In 1927 the Deutsche Reichsbahn-Gesellschaft ordered the construction of four of these locomotives from the Maschinenfabrik Esslingen. They were based on a Saxon VI K prototype that already ran on Württemberg's 750mm routes and replaced some ancient Klose locomotives that worked the metre gauge route between Altensteig and Nagold.[1] They were given operating numbers 99 191 to 99 194.
To negotiate the tight curves the first, third and fifth axles were given side play.
Engine number 99 191 was redeployed on 1 April 1944 to work the line between Eisfeld and Schönbrunn. In 1955 it was used in Gera.
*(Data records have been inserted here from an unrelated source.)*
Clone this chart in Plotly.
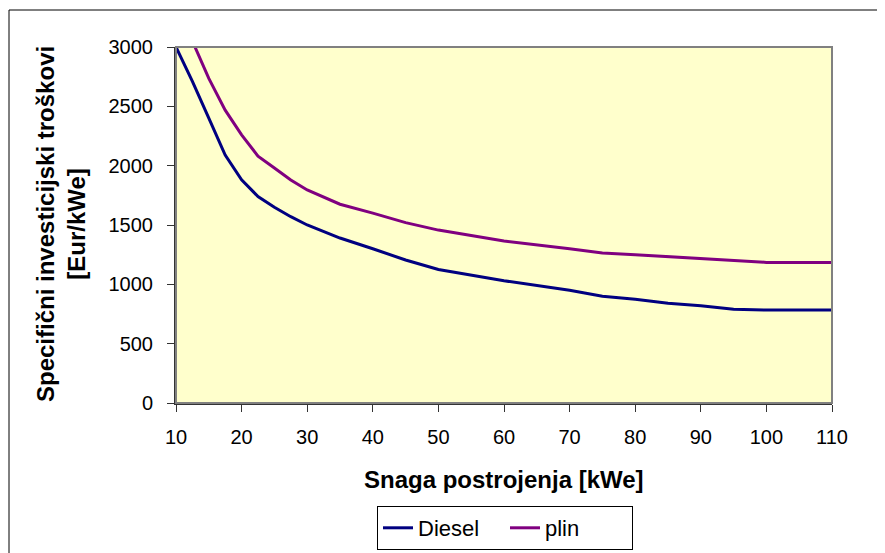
import plotly.graph_objects as go

snaga = [10, 12.5, 15, 17.5, 20, 22.5, 25, 27.5, 30, 35, 40, 45, 50, 60, 70, 75, 80, 85, 90, 95, 100, 110]
diesel = [3000, 2710, 2400, 2090, 1880, 1740, 1650, 1570, 1500, 1390, 1300, 1205, 1125, 1030, 950, 900, 875, 840, 820, 790, 783, 783]
plin = [3400, 3050, 2735, 2468, 2260, 2080, 1980, 1880, 1795, 1675, 1600, 1520, 1457, 1365, 1300, 1265, 1250, 1235, 1215, 1200, 1185, 1185]

x_ticks = [10, 20, 30, 40, 50, 60, 70, 80, 90, 100, 110]
y_ticks = [0, 500, 1000, 1500, 2000, 2500, 3000]

OFF = 8  # default page body margin
W, H = 885 - OFF, 553 - OFF
L, R, T, B = 176 - OFF, 832 - OFF, 47 - OFF, 403 - OFF
pw, ph = R - L, B - T


def px(x):
    return (x - OFF - L) / pw


def py(y):
    return (B - (y - OFF)) / ph


font = "Liberation Sans, Arial, sans-serif"

fig = go.Figure()
fig.add_trace(go.Scatter(x=snaga, y=diesel, mode="lines", name="Diesel",
                         line=dict(color="#000080", width=3)))
fig.add_trace(go.Scatter(x=snaga, y=plin, mode="lines", name="plin",
                         line=dict(color="#800080", width=3)))

fig.update_layout(
    width=W, height=H,
    margin=dict(l=L, r=W - R, t=T, b=H - B, pad=0),
    paper_bgcolor="white",
    plot_bgcolor="#FFFFCC",
    font=dict(family=font, size=20, color="black"),
    showlegend=True,
    legend=dict(orientation="h", xref="container", yref="container",
                x=(505 - OFF) / W, y=1 - (528 - OFF) / H, xanchor="center", yanchor="middle",
                bordercolor="black", borderwidth=1, bgcolor="white",
                font=dict(size=22), itemwidth=30, tracegroupgap=0,
                entrywidth=82, entrywidthmode="pixels"),
    xaxis=dict(range=[10, 110], tickvals=x_ticks, ticktext=[str(v) for v in x_ticks],
               showgrid=False, zeroline=False, showline=True, linecolor="#333333",
               linewidth=2, ticks="outside", ticklen=7, tickcolor="#333333",
               tickfont=dict(size=20), ticklabelstandoff=8),
    yaxis=dict(range=[0, 3000], tickvals=y_ticks, ticktext=[str(v) for v in y_ticks],
               showgrid=False, zeroline=False, showline=True, linecolor="#333333",
               linewidth=2, ticks="outside", ticklen=7, tickcolor="#333333",
               tickfont=dict(size=20), ticklabelstandoff=10),
    shapes=[
        dict(type="rect", xref="paper", yref="paper", x0=0, x1=1, y0=0, y1=1,
             line=dict(color="#808080", width=2), layer="above"),
        dict(type="rect", xref="paper", yref="paper", x0=px(9), x1=px(895),
             y0=py(565), y1=py(10), line=dict(color="black", width=1), layer="below"),
    ],
    annotations=[
        dict(text="<b>Specifični investicijski troškovi<br>[Eur/kWe]</b>", xref="paper", yref="paper",
             x=px(61), y=py(224), textangle=-90, showarrow=False,
             xanchor="center", yanchor="middle", font=dict(size=24)),
        dict(text="<b>Snaga postrojenja [kWe]</b>", xref="paper", yref="paper",
             x=px(504), y=py(480), showarrow=False, xanchor="center", yanchor="middle",
             font=dict(size=24)),
    ],
)

fig.write_html("out.html")
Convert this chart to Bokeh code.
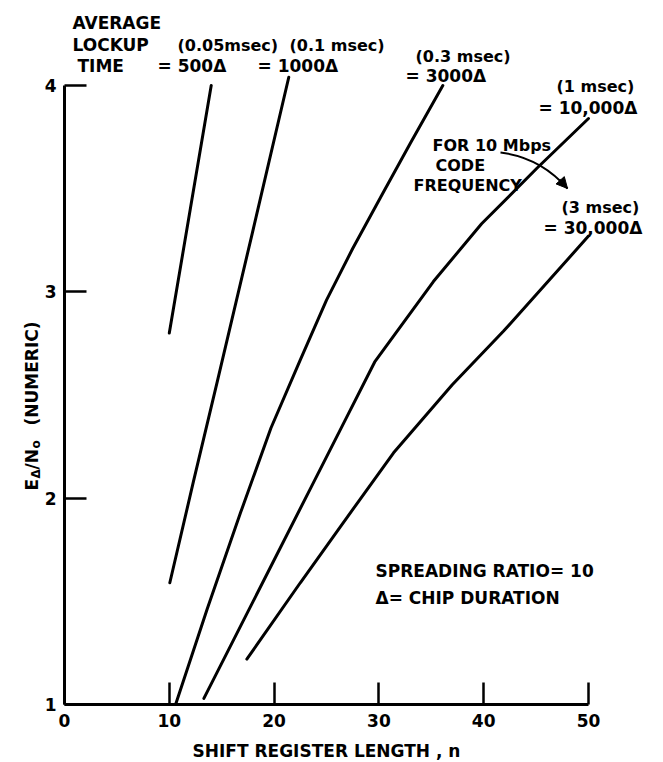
import numpy as np
from bokeh.plotting import figure
from bokeh.models import Label, Range1d, FixedTicker, Arrow, NormalHead
from bokeh.embed import file_html
from bokeh.resources import INLINE

# ---------------- data ----------------
x_ticks = [0, 10, 20, 30, 40, 50]
y_ticks = [1, 2, 3, 4]

# average lockup time = 500 chips (0.05 msec)
n_500 = [10.0, 12.0, 14.0]
e_500 = [2.80, 3.40, 4.00]

# 1000 chips (0.1 msec)
n_1000 = [10.05, 12.3, 14.6, 17.9, 21.4]
e_1000 = [1.59, 2.08, 2.57, 3.28, 4.04]

# 3000 chips (0.3 msec)
n_3000 = [10.6, 13.6, 16.8, 19.7, 22.5, 25.0, 27.5, 30.4, 33.0, 36.1]
e_3000 = [1.00, 1.46, 1.93, 2.34, 2.67, 2.96, 3.21, 3.48, 3.72, 4.00]

# 10,000 chips (1 msec)
n_10000 = [13.3, 16.8, 20.5, 23.5, 26.3, 29.6, 35.2, 39.8, 45.1, 50.0]
e_10000 = [1.03, 1.38, 1.75, 2.05, 2.33, 2.66, 3.05, 3.33, 3.60, 3.84]

# 30,000 chips (3 msec)
n_30000 = [17.4, 22.5, 26.3, 31.4, 37.0, 41.9, 50.0]
e_30000 = [1.22, 1.59, 1.86, 2.22, 2.55, 2.81, 3.27]

series = [(n_500, e_500), (n_1000, e_1000), (n_3000, e_3000),
          (n_10000, e_10000), (n_30000, e_30000)]

# ---------------- layout ----------------
W, H = 663, 762
# pixel position of the axes box inside the page
L, R, T, B = 64, 75, 85, 58
X0, X1, Y0, Y1 = 0, 50, 1, 4
FW, FH = W - L - R, H - T - B
FONT = "DejaVu Sans"


def px(xp, yp):
    """screen pixel (from top-left of page) -> data coordinates"""
    return (X0 + (xp - L) / FW * (X1 - X0), Y0 + (T + FH - yp) / FH * (Y1 - Y0))


# the frame covers the whole page, the axes are pinned at x=0 / y=1
xl, yt = px(0, 0)
xr, yb = px(W, H)

p = figure(width=W, height=H, x_range=Range1d(xl, xr), y_range=Range1d(yb, yt),
           output_backend="svg", toolbar_location=None, min_border=0)
p.outline_line_color = None
p.xgrid.grid_line_color = None
p.ygrid.grid_line_color = None
p.background_fill_color = "white"
p.border_fill_color = "white"

for ax in (p.xaxis[0], p.yaxis[0]):
    ax.axis_line_width = 3
    ax.axis_line_color = "black"
    ax.major_tick_line_width = 2.5
    ax.major_tick_line_color = "black"
    ax.major_tick_in = 22
    ax.major_tick_out = 0
    ax.minor_tick_line_color = None
    ax.major_label_text_font = FONT
    ax.major_label_text_font_style = "bold"
    ax.major_label_text_font_size = "17px"
    ax.major_label_text_color = "black"

p.xaxis.fixed_location = Y0
p.yaxis.fixed_location = X0
p.xaxis.bounds = (X0, X1)
p.yaxis.bounds = (Y0, Y1)
p.xaxis.ticker = FixedTicker(ticks=x_ticks)
p.yaxis.ticker = FixedTicker(ticks=y_ticks)
p.xaxis.major_label_standoff = 9
p.yaxis.major_label_standoff = 8
p.xaxis.axis_label = "SHIFT REGISTER LENGTH , n"
p.xaxis.axis_label_text_font = FONT
p.xaxis.axis_label_text_font_style = "bold"
p.xaxis.axis_label_text_font_size = "17px"
p.xaxis.axis_label_text_color = "black"
p.xaxis.axis_label_standoff = 11

for xs, ys in series:
    p.line(xs, ys, line_width=3, line_color="black", line_cap="round")


def lab(text, xp, yp, size="17px", angle=0.0, align="left"):
    x, y = px(xp, yp)
    p.add_layout(Label(x=x, y=y, text=text, text_font=FONT,
                       text_font_style="bold", text_font_size=size,
                       text_color="black", text_align=align,
                       text_baseline="alphabetic", angle=angle))


# curve annotations
lab("AVERAGE", 72, 22)
lab("LOCKUP", 72, 44)
lab("(0.05msec)", 177, 45, size="16px")
lab("(0.1 msec)", 289, 45, size="16px")
lab("TIME", 77, 65)
lab("= 500Δ", 157, 65)
lab("= 1000Δ", 257, 65)
lab("(0.3 msec)", 415, 56, size="16px")
lab("= 3000Δ", 405, 75)
lab("(1 msec)", 556, 86, size="16px")
lab("= 10,000Δ", 538, 107)
lab("FOR 10 Mbps", 432, 145, size="16px")
lab("CODE", 435, 165, size="16px")
lab("FREQUENCY", 413, 185, size="16px")
lab("(3 msec)", 561, 207, size="16px")
lab("= 30,000Δ", 543, 227)
lab("SPREADING RATIO= 10", 375, 570)
lab("Δ= CHIP  DURATION", 375, 597)

# y-axis title (rotated), E_Δ / N_o (NUMERIC)
rot = np.pi / 2
lab("E", 31, 490, angle=rot)
lab("Δ", 35, 478, size="12px", angle=rot)
lab("/N", 31, 469, angle=rot)
lab("o", 35, 448, size="12px", angle=rot)
lab("(NUMERIC)", 31, 425, angle=rot)

# curved arrow "FOR 10 Mbps ..." -> (3 msec) curve
sx, sy = px(500, 152)
cx, cy = px(540, 157)
ex, ey = px(567, 188)
p.quadratic(x0=[sx], y0=[sy], x1=[ex], y1=[ey], cx=[cx], cy=[cy],
            line_width=2, line_color="black")
hx, hy = px(559, 179)
p.add_layout(Arrow(x_start=hx, y_start=hy, x_end=ex, y_end=ey,
                   line_width=2, line_color="black",
                   end=NormalHead(size=11, fill_color="black",
                                  line_color="black")))

open("out.html", "w").write(file_html(p, INLINE))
In the 1970s there was a plan to sell it to a museum railway, but the sale did not come to fruition and the engine was scrapped.
Locomotive number 99 192 was retired on 5 May 1959. Number 99 193 was retired on 30 November 1967 and was transferred into the ownership of EUROVAPOR, where it is used on the Blonay-Chamby museum railway in Switzerland. It was still there in 2007. There are various accounts of the whereabouts of 99 194. It probably ended up in Yugoslavia after the Second World War and was in service there until the late 1960s with the Yugoslav Railways (JŽ).
The engines could hold 2.5 tonnes of coal and 4.66 m3 of water.